I've been busy this week working on a commission for a mizrah. This is a symbolic artwork that hangs on the east wall of a Jewish home, and it denotes the direction in which to pray (towards Jerusalem). Since I am pretty much a heathen, I approach this kind of work very carefully - I want to be respectful and correct in my interpretation of the meaning of the piece, yet it also has to be true to myself. I do a lot of research and check things out with the client as I go.
For this piece, I originally thought I might do it in fabric. However, my research showed that although mizrahs can be made in any medium, very often they have been done in a Jewish craft tradition of cut paper. This instantly appealed to me, since the steps of folding and cutting are very similar to a textile applique. The symmetry that results is, of course, my thing (see Robes of Power on my website). And all those years of graphic design have made me pretty handy with an X-Acto knife. This week, after several months of designing and letting it sit, I was ready to cut.

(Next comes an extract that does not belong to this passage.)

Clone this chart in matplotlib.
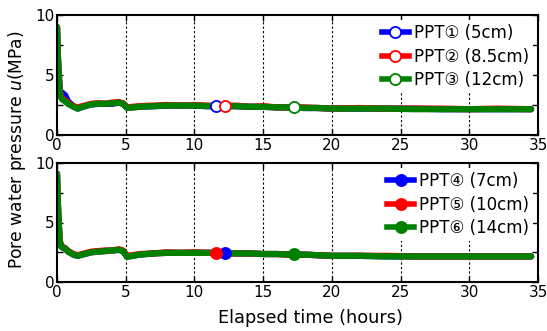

Unfortunately, I won't be moving into my studio until December 1, so I have to work on the dining room table. I don't have the tidiest work habits - note teacup in dangerous proximity to the paper. I am using katagami washi - a Japanese paper made for paste resist stencils. It is handmade from mulberry fibre, soaked in persimmon juice to make it tough, and then smoked to cure it. It is the most incredibly rich brown colour and smells fantastic.
I chose the tree of life as my central motif. I have used this image in my work before - it both ancient and a common symbol in many cosmologies. Since I am into Matisse these days, I drew a seven branched tree in his oak leaf style. The seven branches relate it to the menorah, which is sometimes depicted as a tree of life. More importantly, it symbolizes light (both literally and spiritually), and since East is where the sun rises, and the direction of Jerusalem, this seemed very fitting. The Hebrew text at the top states "From this direction, the spirit of life."
Animals are frequently part of a traditional mizrah. They are also symbolic. In spiritual life, Jewish people are told to "Be as bold as the leopard and as swift as the eagle, fleet as the deer and courageous as the lion to do the will of thy Father in Heaven." The arabesques that link the creatures come from Matisse as well, but are also reminiscent of Japanese and Arabic decorative patterns. To me, the swirls and spirals are energy, light, air and movement, both inward and outward.
I backed the cut paper with a gold paper, similar to how I saw antique katagami displayed in a Tokyo museum devoted to the art.
I ordered the frame yesterday - a simple distressed gold finish. The wall the piece is to hang on is painted deep burgundy. I hope the mizrah will embody the elements of harmony, wholeness and radiance - of beauty, and of deep meaning.